You accept their return.  It's a lot to take in, both people and environment.  This is not neutral ground.  So, you tackle one at a time, you engage with your child within the new environment, helping them stain it with some familiarity.

The Teacher has forms, sign this, sign that .... your child looks stranded.  It would be easy to nudge them towards something or someone yet you know your child.  They don't need flooding with it, they need to assess and observe.  They need to now it's a can situation not a must situation.  Through accepting their uncertainty, validating it, you're helping them process it.

The little parental voices are whispering to you that you've failed, you're failing.  This is a test.  Your child isn't normal.  If you'd been a good parent they'd have made six friends already.  You've broken your child.

Yet just because the voices are there, it doesn't follow that they speak the truth.  These are the voices that tell you you're useless, fat and ugly.  These voices lie.

Fuck the voices.

These ludicrous expectations, aren't real.  How your child feels and reacts is real.  This is normal.  Your child is actually exhibiting perfectly appropriate behaviour to the situation.

The next session goes much the same way.  You're convinced you're condemning them to abject misery.

Then the first real day comes round.  The day you're supposed to leave this version of your child that seems a mere shadow of the one you know at home.

Every fibre of your being is screaming at you not to do this.  It seems unnatural to leave them in this situation they're evidently uncomfortable with in the hands of, what are really mere strangers.  You are physically fighting the urge to scoop them up and run, run to the hills, run home.

But you do fight it.

You leave them, with a kiss.

They're not clinging to you.  They're not crying.  They're not asking you to stay.

Yet they should be, afterall, all that extended breastfeeding, babywearing, co-sleeping and over attachment ruins them don't you know?  It's surprising you can walk with all those rods on your back.  They'll never function normally.  You've broken your child.
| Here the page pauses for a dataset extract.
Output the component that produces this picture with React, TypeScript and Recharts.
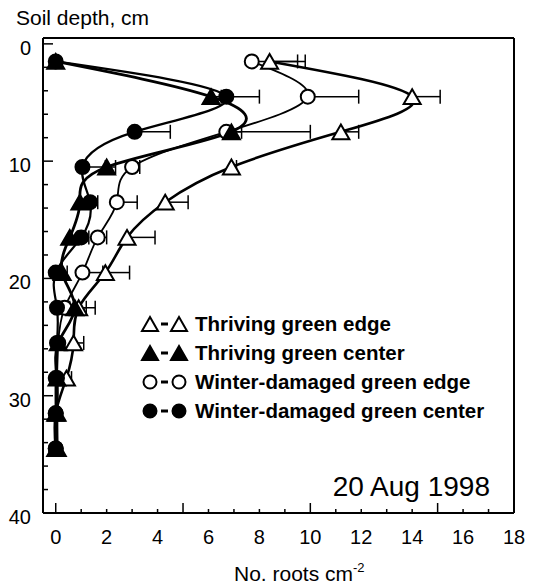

You go.  You worry.  The few hours feel like days.

Yet when you pick them up the staff assure you he's been absolutely fine.  You ask if he actually spoke, he did.

It continues.  Once again you're breaking societies expectations.  He's entitled to five sessions, yet you're only taking him for two.  For now.  For us, this isn't about child care, so thus we don't use it as such.

By the second session, you've been told he's joining in fine, he's made some friends.  He's interacting naturally because he's neither been forces to nor had any expectations impressed upon him.  This is him being in control.

He goes in excited.  He comes out excited.  He's never asked not to go.  Like his siblings he's shown zero distress.  He's happy.  Be it because of or despite of our choices.

So the truth is,  I didn't break my children.  Just like through doing things your way to suit your parenting/life didn't break yours.

 Different doesn't equal wrong.

Trust yourself, your parenting and your child.  It doesn't matter how you think they're supposed to react or be, that's not reality.  Reality is who they are and how they react.  Whatever and however that is, is okay.  Don't change yourself nor your child to try and aspire to be whatever you think normal is.  Everyone's normal is different.  Normal doesn't even exist, really.  It's just a word.  A word sent to break us.

So I didn't send my child to nursery until he was about 3yrs10m old and I haven't broken him.

That deserves celebration.  Gin in my soup it is then!